UK CAA asks for shareholder views on drones and eVTOLs

By Chris Stonor

This week, the UK Civil Aviation Authority (CAA) has begun the process of seeking views from members of the public as part of a review into the process it uses to make decisions on proposals to change the design of the UK’s airspace, known as CAP1616, reports a press release.

The air landscape is soon to radically change with the advent of delivery and medical drones alongside eVTOLs as the “fourth industrial revolution begins.” This CAA process invites all stakeholders to share their views and experiences of the process and its guidance through an online survey to help inform any proposed improvements. This also includes the public who own and enjoy flying drones.

The release says, “The process was first launched in January 2018 and, after three years, the CAA is required to undertake a review of how it is working. This will enable the regulator to make stakeholder-driven improvements to the process including efficiency and effectiveness.”

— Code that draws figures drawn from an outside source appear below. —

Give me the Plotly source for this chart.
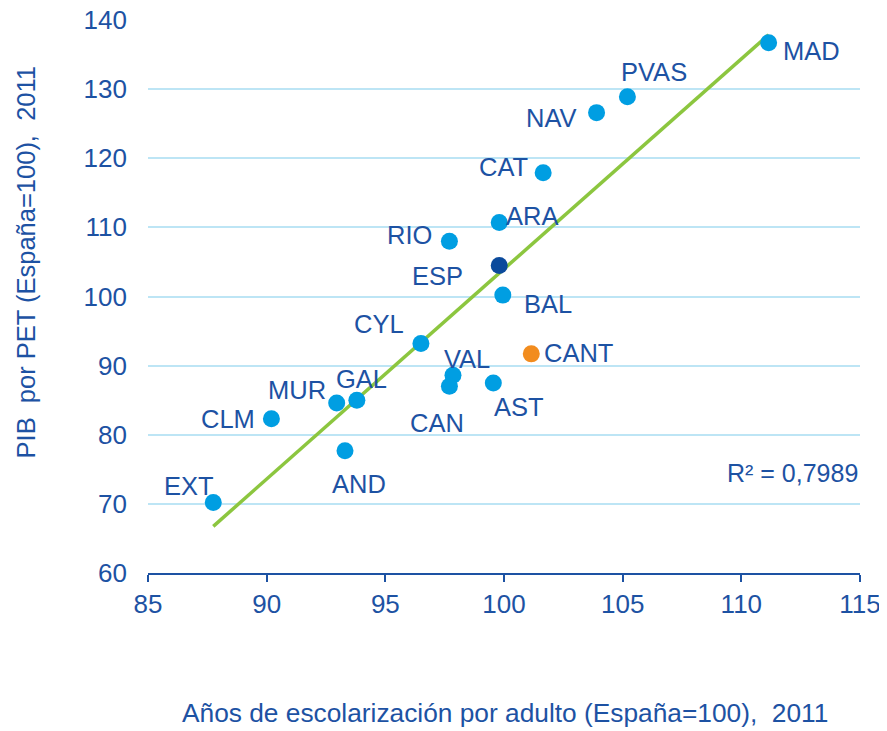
import numpy as np
import plotly.graph_objects as go

regions = ["MAD", "PVAS", "NAV", "CAT", "ARA", "RIO", "ESP", "BAL", "CYL", "CANT",
           "VAL", "CAN", "AST", "GAL", "MUR", "CLM", "AND", "EXT"]
escolarizacion = [111.15, 105.2, 103.9, 101.65, 99.8, 97.7, 99.8, 99.95, 96.5, 101.15,
                  97.85, 97.7, 99.55, 93.8, 92.95, 90.2, 93.3, 87.75]
pib_pet = [136.7, 128.9, 126.6, 117.9, 110.7, 108.0, 104.5, 100.2, 93.2, 91.7,
           88.6, 87.0, 87.5, 85.0, 84.6, 82.3, 77.7, 70.2]
r2_text = "R² = 0,7989"

# styles
TXT = "#1D52A3"
FONT = "Liberation Sans, Arial, sans-serif"
dot_colors = {"ESP": "#0B4A9C", "CANT": "#F28C1E"}
label_offsets = {  # pixel offsets of label centre from point (dx, dy up)
    "MAD": (43, -8), "PVAS": (27, 25), "NAV": (-45, -5), "CAT": (-40, 6),
    "ARA": (33, 7), "RIO": (-40, 6), "ESP": (-62, -11), "BAL": (45, -9),
    "CYL": (-42, 20), "CANT": (47, 1), "VAL": (14, 16), "CAN": (-12, -37),
    "AST": (26, -24), "GAL": (5, 21), "MUR": (-40, 13), "CLM": (-43, 0),
    "AND": (14, -33), "EXT": (-24, 16),
}

xs = np.array(escolarizacion)
ys = np.array(pib_pet)
mask = np.array([r != "ESP" for r in regions])
slope, intercept = np.polyfit(xs[mask], ys[mask], 1)
x_line = np.array([xs[mask].min(), xs[mask].max()])
y_line = slope * x_line + intercept

fig = go.Figure()
fig.add_trace(go.Scatter(x=x_line, y=y_line, mode="lines",
                         line=dict(color="#8CC63F", width=3.5),
                         hoverinfo="skip", showlegend=False))
fig.add_trace(go.Scatter(
    x=escolarizacion, y=pib_pet, mode="markers",
    marker=dict(size=17, color=[dot_colors.get(r, "#009EE2") for r in regions],
                line=dict(width=0)),
    text=regions, showlegend=False))

for r, x, y in zip(regions, escolarizacion, pib_pet):
    dx, dy = label_offsets[r]
    fig.add_annotation(x=x, y=y, text=r, showarrow=False, xshift=dx, yshift=dy,
                       font=dict(family=FONT, size=25.5, color=TXT))

fig.add_annotation(x=1.0, y=74.4, xref="paper", yref="y", xanchor="right",
                   yanchor="middle", text=r2_text, showarrow=False,
                   font=dict(family=FONT, size=25, color=TXT))
fig.add_annotation(x=-0.171, y=0.562, xref="paper", yref="paper", textangle=-90,
                   text="PIB  por PET (España=100),  2011", showarrow=False,
                   xanchor="center", yanchor="middle",
                   font=dict(family=FONT, size=25.5, color=TXT))
fig.add_annotation(x=0.502, y=-0.254, xref="paper", yref="paper",
                   text="Años de escolarización por adulto (España=100),  2011",
                   showarrow=False, xanchor="center", yanchor="middle",
                   font=dict(family=FONT, size=26.3, color=TXT))

fig.update_layout(
    width=879, height=723,
    margin=dict(l=140, r=27, t=12, b=158, autoexpand=False),
    paper_bgcolor="white", plot_bgcolor="white",
    font=dict(family=FONT, color=TXT),
    xaxis=dict(range=[85, 115], dtick=5, tick0=85, showgrid=False, zeroline=False,
               showline=True, linecolor="#1D52A3", linewidth=2, automargin=False,
               ticks="outside", ticklen=7, tickwidth=2, tickcolor="#1D52A3",
               ticklabeloverflow="allow",
               tickfont=dict(family=FONT, size=26, color=TXT)),
    yaxis=dict(range=[60, 140], dtick=10, showgrid=True, gridcolor="#BDE5F5",
               gridwidth=2, zeroline=False, showline=False, ticks="",
               automargin=False, ticklabelstandoff=20, ticklabeloverflow="allow",
               tickfont=dict(family=FONT, size=26, color=TXT)),
)

fig.write_html("out.html")
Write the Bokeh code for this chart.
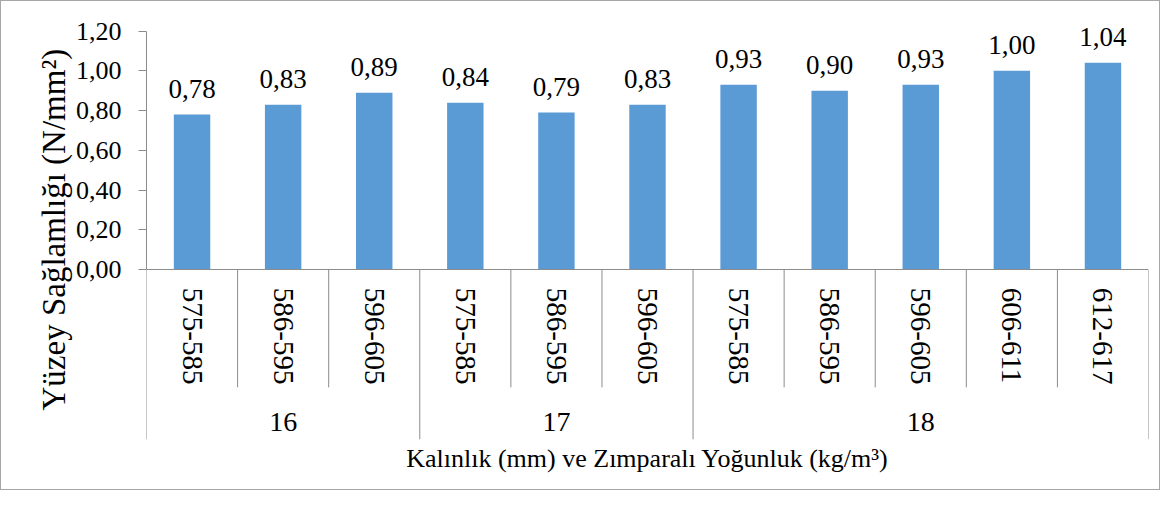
from bokeh.plotting import figure
from bokeh.models import (LinearAxis, FixedTicker, CustomJSTickFormatter, ColumnDataSource,
                          Range1d, Title)
from bokeh.core.properties import value
from bokeh.embed import file_html
from bokeh.resources import INLINE

# ---- data ----
groups = ["16", "17", "18"]
group_sizes = [3, 3, 5]
densities = ["575-585", "586-595", "596-605",
             "575-585", "586-595", "596-605",
             "575-585", "586-595", "596-605", "606-611", "612-617"]
values = [0.78, 0.83, 0.89, 0.84, 0.79, 0.83, 0.93, 0.90, 0.93, 1.00, 1.04]
y_ticks = [0.0, 0.2, 0.4, 0.6, 0.8, 1.0, 1.2]
y_title = "Yüzey Sağlamlığı (N/mm²)"
x_title = "Kalınlık (mm) ve Zımparalı Yoğunluk (kg/m³)"

FONT = "Liberation Serif"
BAR = "#5B9BD5"
GRID = "#8c8c8c"

n = len(values)
centers = [i + 0.5 for i in range(n)]
labels = [f"{v:.2f}".replace(".", ",") for v in values]

# table geometry (data units below zero)
INNER_BOTTOM = -0.591
GROUP_LABEL_Y = -0.765
Y_START, Y_END = -0.853, 1.273

p = figure(width=1160, height=490, output_backend="svg", toolbar_location=None,
           x_range=Range1d(0, n), y_range=Range1d(Y_START, Y_END),
           min_border_left=145, min_border_right=13, min_border_top=15, min_border_bottom=52,
           outline_line_color=None)
p.styles = {"border": "1px solid #a6a6a6"}
p.grid.visible = False

src = ColumnDataSource(dict(x=centers, top=values, lab=labels))
p.vbar(x="x", top="top", bottom=0, width=0.4, fill_color=BAR, line_color=None, source=src)
p.text(x="x", y="top", text="lab", source=src, text_font=value(FONT), text_font_size="27px",
       text_align="center", text_baseline="bottom", y_offset=-17, text_color="black")

# category table separators
starts = []
acc = 0
for s in group_sizes:
    starts.append(acc)
    acc += s
group_bounds = starts + [acc]
inner_bounds = [b for b in range(1, n) if b not in group_bounds]
p.segment(x0=inner_bounds, y0=[0] * len(inner_bounds), x1=inner_bounds,
          y1=[INNER_BOTTOM] * len(inner_bounds), line_color=GRID, line_width=1)
p.segment(x0=group_bounds, y0=[0] * len(group_bounds), x1=group_bounds,
          y1=[Y_START] * len(group_bounds), line_color=GRID, line_width=1)
group_centers = [st + sz / 2 for st, sz in zip(starts, group_sizes)]
p.text(x=group_centers, y=[GROUP_LABEL_Y] * len(groups), text=groups,
       text_font=value(FONT), text_font_size="28px", text_align="center",
       text_baseline="middle", text_color="black")

# x category axis fixed at y=0
xa = p.xaxis[0]
xa.fixed_location = 0
xa.ticker = FixedTicker(ticks=centers)
xa.major_label_overrides = {c: d for c, d in zip(centers, densities)}
xa.major_label_orientation = "vertical"
xa.major_label_text_font = FONT
xa.major_label_text_font_size = "29px"
xa.major_label_text_color = "black"
xa.major_label_standoff = 18
xa.major_tick_out = 0
xa.major_tick_in = 0
xa.minor_tick_out = 0
xa.minor_tick_in = 0
xa.axis_line_color = GRID

# x title axis
xt = LinearAxis(ticker=FixedTicker(ticks=[]), axis_line_color=None, major_tick_out=0,
                minor_tick_out=0, axis_label=x_title, axis_label_text_font=FONT,
                axis_label_text_font_size="26px", axis_label_text_font_style="normal",
                axis_label_text_color="black", axis_label_standoff=4)
p.add_layout(xt, "below")

# y axis
ya = p.yaxis[0]
ya.bounds = (0, 1.2)
ya.ticker = FixedTicker(ticks=y_ticks)
ya.formatter = CustomJSTickFormatter(code="return tick.toFixed(2).replace('.', ',');")
ya.major_label_text_font = FONT
ya.major_label_text_font_size = "26px"
ya.major_label_text_color = "black"
ya.major_tick_out = 8
ya.major_tick_in = 0
ya.minor_tick_out = 0
ya.minor_tick_in = 0
ya.major_tick_line_color = GRID
ya.axis_line_color = GRID
ya.major_label_standoff = 17

# y title as a side title, positioned along the left panel
yt = Title(text=y_title, align="left", offset=29, text_font=FONT, text_font_size="33px",
           text_font_style="normal", text_color="black", standoff=2)
p.add_layout(yt, "left")

open("out.html", "w").write(file_html(p, INLINE))
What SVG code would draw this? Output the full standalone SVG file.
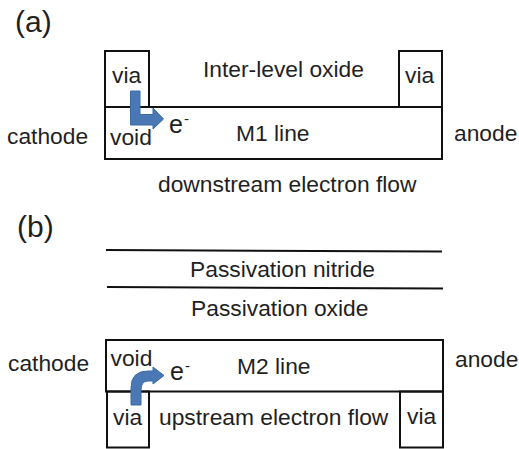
<svg xmlns="http://www.w3.org/2000/svg" width="519" height="449" viewBox="0 0 519 449">
<style>
text{font-family:"Liberation Sans",Arial,sans-serif;font-size:22.8px;fill:#1f1f1f}
.s{fill:none;stroke:#111;stroke-width:2}
.a{fill:#4a78b4;stroke:#3a6aa8;stroke-width:1}
</style>
<rect width="519" height="449" fill="#fff"/>
<text x="15" y="32" style="font-size:30px">(a)</text>
<text x="17" y="237" style="font-size:30px">(b)</text>
<g id="connectors">
<line class="s" x1="106" y1="250" x2="442" y2="251.5"/>
<line class="s" x1="107" y1="287" x2="443" y2="288.5"/>
</g>
<g id="via-a1"><rect class="s" x="105" y="51" width="44" height="56"/><text x="112" y="83">via</text></g>
<g id="via-a2"><rect class="s" x="399" y="51" width="43" height="56"/><text x="405" y="83">via</text></g>
<g id="m1"><rect class="s" x="105" y="107" width="337" height="52"/><text x="236" y="141">M1 line</text><text x="110" y="145">void</text></g>
<g id="arrow-a"><path class="a" d="M130.500 91H140V114.500H153V108L163.500 119L153 129V125H130.500Z"/><text x="169" y="133" style="font-size:25px">e</text><text x="184" y="124" style="font-size:15px">-</text></g>
<g id="oxide-a"><text x="203" y="77">Inter-level oxide</text></g>
<g id="labels-a"><text x="7" y="144">cathode</text><text x="454" y="141">anode</text><text x="158" y="192">downstream electron flow</text></g>
<g id="passivation"><text x="190" y="277">Passivation nitride</text><text x="191" y="316">Passivation oxide</text></g>
<g id="m2"><rect class="s" x="106" y="340" width="337" height="51.500"/><text x="110.500" y="366">void</text><text x="237" y="374">M2 line</text></g>
<g id="via-b1"><rect class="s" x="107" y="391.500" width="42" height="56"/><text x="113" y="425">via</text></g>
<g id="via-b2"><rect class="s" x="400" y="391.500" width="43" height="56"/><text x="407" y="424">via</text></g>
<g id="arrow-b"><path class="a" d="M131 405V388Q131 371 148 371H153V367L164 375.500 153 384V381H148Q141 381 141 390V405Z"/><text x="170" y="380" style="font-size:25px">e</text><text x="185" y="371" style="font-size:15px">-</text></g>
<g id="labels-b"><text x="8" y="371">cathode</text><text x="455" y="367">anode</text><text x="159" y="425">upstream electron flow</text></g>
</svg>
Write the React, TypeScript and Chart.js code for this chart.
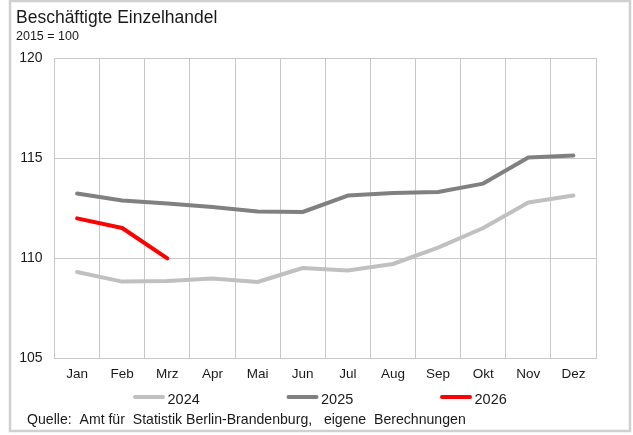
import React, { useEffect, useRef } from "react";
import { Chart, registerables } from "chart.js";

Chart.register(...registerables);

const months = ["Jan", "Feb", "Mrz", "Apr", "Mai", "Jun", "Jul", "Aug", "Sep", "Okt", "Nov", "Dez"];
const values2024 = [109.3, 108.82, 108.85, 108.98, 108.8, 109.5, 109.38, 109.7, 110.52, 111.5, 112.78, 113.12];
const values2025 = [113.22, 112.88, 112.73, 112.55, 112.33, 112.3, 113.12, 113.25, 113.3, 113.72, 115.03, 115.12];
const values2026 = [111.98, 111.5, 109.98];
const yTicks = [105, 110, 115, 120];

const title = "Beschäftigte Einzelhandel";
const subtitle = "2015 = 100";
const source = "Quelle:  Amt für  Statistik Berlin-Brandenburg,   eigene  Berechnungen";

const FONT = "'Liberation Sans', Arial, sans-serif";

const decorPlugin = {
  id: "decor",
  afterDraw(chart: any) {
    const ctx = chart.ctx as CanvasRenderingContext2D;
    ctx.save();
    // frame
    ctx.strokeStyle = "#d0d0d0";
    ctx.lineWidth = 2.5;
    ctx.strokeRect(10, 1, 620, 430);
    // title
    ctx.fillStyle = "#1a1a1a";
    ctx.textBaseline = "alphabetic";
    ctx.textAlign = "left";
    ctx.font = `17.5px ${FONT}`;
    ctx.fillText(title, 16, 22.7);
    ctx.font = `12.5px ${FONT}`;
    ctx.fillText(subtitle, 16, 40);
    // legend
    const ds = chart.data.datasets;
    const startX = 133;
    const step = 153.5;
    ctx.font = `14.5px ${FONT}`;
    ds.forEach((d: any, i: number) => {
      const x = startX + i * step;
      ctx.strokeStyle = d.borderColor;
      ctx.lineWidth = 4;
      ctx.lineCap = "round";
      ctx.beginPath();
      ctx.moveTo(x + 2, 397);
      ctx.lineTo(x + 30, 397);
      ctx.stroke();
      ctx.fillStyle = "#1a1a1a";
      ctx.fillText(d.label, x + 34.5, 404);
    });
    // source
    ctx.font = `14.1px ${FONT}`;
    ctx.fillText(source, 27, 424);
    ctx.restore();
  },
};

export default function App() {
  const ref = useRef<HTMLCanvasElement | null>(null);
  useEffect(() => {
    if (!ref.current) return;
    const chart = new Chart(ref.current, {
      type: "line",
      data: {
        labels: months,
        datasets: [
          { label: "2024", data: values2024, borderColor: "#c0c0c0", backgroundColor: "#c0c0c0" },
          { label: "2025", data: values2025, borderColor: "#808080", backgroundColor: "#808080" },
          { label: "2026", data: values2026, borderColor: "#ff0000", backgroundColor: "#ff0000" },
        ],
      },
      options: {
        responsive: false,
        animation: false,
        devicePixelRatio: 1,
        elements: {
          line: { borderWidth: 4, tension: 0, borderCapStyle: "round", borderJoinStyle: "round" },
          point: { radius: 0, hoverRadius: 0 },
        },
        layout: { padding: { left: 0, right: 37, top: 58, bottom: 53 } },
        plugins: { legend: { display: false }, title: { display: false }, tooltip: { enabled: false } },
        scales: {
          x: {
            offset: true,
            grid: { offset: true, color: "#c8c8c8", lineWidth: 1, drawTicks: false },
            border: { color: "#c8c8c8" },
            ticks: { color: "#1a1a1a", font: { family: FONT, size: 13.5 }, padding: 8, maxRotation: 0, autoSkip: false },
            afterFit: (s: any) => { s.height = 24; },
          },
          y: {
            min: yTicks[0],
            max: yTicks[yTicks.length - 1],
            afterBuildTicks: (s: any) => { s.ticks = yTicks.map((v) => ({ value: v })); },
            grid: { color: "#c8c8c8", lineWidth: 1, drawTicks: false },
            border: { color: "#c8c8c8" },
            ticks: { color: "#1a1a1a", font: { family: FONT, size: 14 }, padding: 12 },
            afterFit: (s: any) => { s.width = 54.5; },
          },
        },
      },
      plugins: [decorPlugin],
    });
    return () => chart.destroy();
  }, []);
  return (
    <div style={{ position: "absolute", left: 0, top: 0, width: 633, height: 435, background: "#fff" }}>
      <canvas ref={ref} width={633} height={435} style={{ display: "block" }} />
    </div>
  );
}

This latest stage follows a series of workshops during September where input was received from a wide variety of stakeholders, including representatives from airports, air navigation service providers, the general aviation community and representatives of communities impacted by aviation noise.

It goes on, “The feedback received through this public engagement, as well as the earlier stages in the review, will be collated and considered by the CAA. Any proposals to amend the airspace change process will be subject to a formal public consultation process, which is currently planned for summer 2022.”

Jon Round, Head of Airspace, Air Traffic Management and Aerodromes at the UK Civil Aviation Authority, commented, “This survey is a real opportunity for people to help shape the future of our airspace change process. Our review provides a chance to identify any lessons learned since its original implementation three years ago.”

He continued, “It is really important that as many people as possible take part and we would encourage anyone who has recently been involved in airspace change to complete our online survey.”

The survey is open for four weeks and closes at 11.59pm, November 30th.